Saturday, April 27, 2019

Chris Middleton Has Some Obscure but Interesting Facts About Rye

I heard from our friend Chris Middleton today. He enjoyed my article about rye in the current issue of Whisky Advocate. (Great magazine, but I wish they would spell 'whiskey' correctly.) Mr. Middleton, formerly of Jack Daniel's, is principal and director of Australia's Whisky Academy. He is a treasure trove of information, as his note below reveals.

I enjoyed your article on rye, probing this grain deeper than most writers care to venture. I was intrigued to read one of your interviewees discussing the Rosen rye being popular in Pennsylvania a hundred years ago. The progenitor of this rye cultivar was brought from Russia by J. A. Rosen, a Russian student at the Michigan Agricultural College (which is now Michigan State). The Michigan Agricultural Experimental Station started cultivating Rosen in 1909 and began distributing it in Michigan in 1912. The first farmer (in Albion, MI) to plant it was Carleton Horton, namesake of Horton rye.

Until the end of the 19th century, rye did not command research attention. Corn did, but that’s a digression. My records have circa 1844 mentioning the Patent Office of Agriculture and the rye cultivar, Multicole. Interestingly, this variety originated in Poland, through France to England and into America when someone tried to commercialise it under US patent. I suspect it was rejected, with the first genetic patent going to Jokichi Takamine, a Japanese chemist in Chicago for his koji patent in 1891, when he coincidently registered his ‘disruptive’ new whiskey-making process.

The popular American winter ryes were imported varieties: Common (probably originally from the UK or Western Europe), St John’s Day (Italy), Siberian (German), as well as the Spring and Southern (seems this variety climatised to warmer US regions, KY/TN). As no one was taking much interest in reporting variations in cereal genetics back then, other varieties and races may have escaped the net, i.e. Baltic-derived varieties of early 19th century Europe including Norwegian, Wallachian, Archangel, Johannis, etc.

In 1850, Pennsylvania was the largest producer of rye (4.8 million bushels, or 34% of national output), followed by NY (4.2m) and MA (0.5m).
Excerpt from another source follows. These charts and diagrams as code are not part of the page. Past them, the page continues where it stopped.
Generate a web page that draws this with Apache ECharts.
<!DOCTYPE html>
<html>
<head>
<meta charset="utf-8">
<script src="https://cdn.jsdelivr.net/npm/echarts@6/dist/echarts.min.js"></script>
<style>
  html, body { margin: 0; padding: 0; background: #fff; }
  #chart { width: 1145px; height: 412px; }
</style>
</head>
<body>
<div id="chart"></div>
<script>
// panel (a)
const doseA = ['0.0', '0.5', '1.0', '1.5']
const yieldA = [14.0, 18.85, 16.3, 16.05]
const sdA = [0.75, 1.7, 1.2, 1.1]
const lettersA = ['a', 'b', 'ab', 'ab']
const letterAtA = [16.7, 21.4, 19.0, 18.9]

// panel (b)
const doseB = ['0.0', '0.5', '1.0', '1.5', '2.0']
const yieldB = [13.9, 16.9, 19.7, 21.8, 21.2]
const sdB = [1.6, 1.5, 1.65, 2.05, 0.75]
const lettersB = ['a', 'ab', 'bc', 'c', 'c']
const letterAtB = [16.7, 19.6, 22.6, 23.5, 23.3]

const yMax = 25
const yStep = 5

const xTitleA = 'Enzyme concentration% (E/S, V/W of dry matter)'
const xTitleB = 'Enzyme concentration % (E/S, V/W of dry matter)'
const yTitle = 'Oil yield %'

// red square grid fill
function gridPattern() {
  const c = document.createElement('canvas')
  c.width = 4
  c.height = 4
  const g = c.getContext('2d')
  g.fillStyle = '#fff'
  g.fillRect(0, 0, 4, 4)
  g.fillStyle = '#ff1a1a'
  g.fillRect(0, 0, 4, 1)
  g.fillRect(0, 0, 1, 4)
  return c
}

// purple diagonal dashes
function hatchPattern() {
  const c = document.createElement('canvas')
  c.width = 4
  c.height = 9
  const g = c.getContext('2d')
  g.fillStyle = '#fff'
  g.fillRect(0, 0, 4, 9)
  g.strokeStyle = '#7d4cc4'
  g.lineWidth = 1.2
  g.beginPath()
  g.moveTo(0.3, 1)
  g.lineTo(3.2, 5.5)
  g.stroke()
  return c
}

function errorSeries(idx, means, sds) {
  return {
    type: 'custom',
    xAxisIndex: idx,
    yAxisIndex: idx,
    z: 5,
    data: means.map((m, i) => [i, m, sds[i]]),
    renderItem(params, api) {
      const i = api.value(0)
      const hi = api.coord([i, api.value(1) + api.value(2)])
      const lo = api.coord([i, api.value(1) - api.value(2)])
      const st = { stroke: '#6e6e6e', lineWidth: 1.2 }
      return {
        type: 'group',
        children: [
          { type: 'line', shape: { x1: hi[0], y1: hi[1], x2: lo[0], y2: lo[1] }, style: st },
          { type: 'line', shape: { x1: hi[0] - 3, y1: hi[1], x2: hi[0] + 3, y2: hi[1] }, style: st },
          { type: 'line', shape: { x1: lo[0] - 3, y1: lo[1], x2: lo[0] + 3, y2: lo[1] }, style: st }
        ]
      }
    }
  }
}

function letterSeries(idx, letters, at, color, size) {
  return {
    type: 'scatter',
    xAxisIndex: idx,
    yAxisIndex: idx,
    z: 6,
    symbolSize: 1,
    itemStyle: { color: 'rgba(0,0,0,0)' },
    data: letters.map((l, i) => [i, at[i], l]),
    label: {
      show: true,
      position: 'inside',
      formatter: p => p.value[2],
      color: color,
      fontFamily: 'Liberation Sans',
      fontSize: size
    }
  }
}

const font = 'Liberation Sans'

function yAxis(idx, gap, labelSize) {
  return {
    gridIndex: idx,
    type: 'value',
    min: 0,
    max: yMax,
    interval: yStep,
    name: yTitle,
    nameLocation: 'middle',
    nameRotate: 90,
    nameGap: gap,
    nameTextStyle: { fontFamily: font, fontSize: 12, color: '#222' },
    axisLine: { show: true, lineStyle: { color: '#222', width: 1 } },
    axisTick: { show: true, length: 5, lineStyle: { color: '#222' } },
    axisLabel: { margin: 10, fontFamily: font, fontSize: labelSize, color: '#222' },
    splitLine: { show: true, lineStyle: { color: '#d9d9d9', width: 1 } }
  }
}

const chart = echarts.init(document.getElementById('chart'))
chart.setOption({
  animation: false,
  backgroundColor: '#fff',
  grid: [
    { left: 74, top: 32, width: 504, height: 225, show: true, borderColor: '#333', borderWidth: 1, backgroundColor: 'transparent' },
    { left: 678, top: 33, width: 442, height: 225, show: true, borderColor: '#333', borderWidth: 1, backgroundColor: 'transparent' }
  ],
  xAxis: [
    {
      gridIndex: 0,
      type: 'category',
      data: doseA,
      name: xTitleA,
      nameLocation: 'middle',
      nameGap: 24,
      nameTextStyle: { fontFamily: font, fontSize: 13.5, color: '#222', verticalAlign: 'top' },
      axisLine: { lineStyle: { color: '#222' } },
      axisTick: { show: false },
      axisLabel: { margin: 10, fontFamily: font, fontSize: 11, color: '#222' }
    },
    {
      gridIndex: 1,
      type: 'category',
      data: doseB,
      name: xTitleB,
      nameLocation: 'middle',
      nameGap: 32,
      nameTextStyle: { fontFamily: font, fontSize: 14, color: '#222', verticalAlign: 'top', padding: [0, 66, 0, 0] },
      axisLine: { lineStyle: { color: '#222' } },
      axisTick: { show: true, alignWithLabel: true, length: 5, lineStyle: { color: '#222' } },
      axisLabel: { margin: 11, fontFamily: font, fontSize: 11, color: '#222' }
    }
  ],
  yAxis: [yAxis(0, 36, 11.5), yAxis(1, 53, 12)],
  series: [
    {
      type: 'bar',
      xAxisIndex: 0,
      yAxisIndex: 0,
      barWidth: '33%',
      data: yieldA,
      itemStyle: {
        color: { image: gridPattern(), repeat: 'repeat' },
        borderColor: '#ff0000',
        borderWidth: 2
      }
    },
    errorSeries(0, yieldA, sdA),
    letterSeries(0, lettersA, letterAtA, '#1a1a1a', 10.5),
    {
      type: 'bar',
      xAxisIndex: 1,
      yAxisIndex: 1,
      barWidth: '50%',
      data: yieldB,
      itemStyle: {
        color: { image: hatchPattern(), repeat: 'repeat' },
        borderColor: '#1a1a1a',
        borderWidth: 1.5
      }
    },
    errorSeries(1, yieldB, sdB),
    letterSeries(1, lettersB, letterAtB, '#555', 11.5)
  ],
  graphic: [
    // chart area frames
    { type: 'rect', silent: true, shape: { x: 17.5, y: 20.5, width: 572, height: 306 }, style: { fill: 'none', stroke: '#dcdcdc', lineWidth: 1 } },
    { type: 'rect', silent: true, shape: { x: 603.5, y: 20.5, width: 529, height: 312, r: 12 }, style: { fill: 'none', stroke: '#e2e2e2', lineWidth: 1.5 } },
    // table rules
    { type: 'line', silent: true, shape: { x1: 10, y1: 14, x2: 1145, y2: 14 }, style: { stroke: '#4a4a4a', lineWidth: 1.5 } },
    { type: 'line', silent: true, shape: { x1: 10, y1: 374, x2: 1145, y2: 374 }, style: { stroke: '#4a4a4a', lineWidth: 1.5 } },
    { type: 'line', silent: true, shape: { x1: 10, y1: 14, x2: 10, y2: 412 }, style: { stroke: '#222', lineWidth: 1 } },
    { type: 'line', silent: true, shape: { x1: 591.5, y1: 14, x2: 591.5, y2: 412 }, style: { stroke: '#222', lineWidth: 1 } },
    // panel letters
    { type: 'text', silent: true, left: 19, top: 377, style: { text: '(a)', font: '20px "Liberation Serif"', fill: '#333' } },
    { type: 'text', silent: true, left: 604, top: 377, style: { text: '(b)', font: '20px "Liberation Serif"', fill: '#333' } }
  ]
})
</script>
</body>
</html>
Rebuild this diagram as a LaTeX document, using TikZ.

Rye was about to be toppled as America’s leading whiskey style coming into the War Between the States.

Years ago I started researching a book on rye … hence all these ready and esoteric records.

NOTE: Thanks to Ari Sussman, of the Ann Arbor Distilling Company, for sharing this little gem about the rye farmers of Michigan's South Manitou Island, published in the early 1930s.

1 comment:

Anonymous said...

Very interesting info, thank you! I was "interested" in rye whiskey ever since I tried Jim Beam Rye (and hated it) about 10 or 12 years ago. I wasn't into sipping spirits back then but I'd seen an article in a flight magazine about the robust hearty aspects of rye and how it's resurgent AND being of eastern european extraction I LOVE rye bread, so I WANTED to like rye whiskey :) But I just bought whatever was cheap and available at the time and I really wasn't ready for it then :)

All these years later I am a whiskey hobbyist/geek and certainly with a soft spot for all things rye whiskey (and bread!).

P.S. growing up in Russia we had a natural soft drink made from malted rye - "kvas" (sometimes spelled "kvass" in latin letters). At home people made it from stale rye bread (which had malted rye in the recipe) but I doubt the commercial producers used that method. The industrial version was still naturally made (likely sometimes diluted and adulterated by retail staff) and sold from a mobile "tap" or from little specialized "KBAC" kiosks made only for this purpose (draft beer was also sold in similar fashion, people just brought their own containers).

It is basically a type of rye beer but too low-abv (probably below 1%) to be considered an alcoholic drink. It is incredibly delicious and refreshing and that flavor of malted rye is haunting. I get it a little in Lot No. 40 rye.

Also, I'd read that vodka in Russia was historically made from malted barley and rye and that makes sense - wheat is more "premium" AND you needed a way to convert the starches before the column still was invented.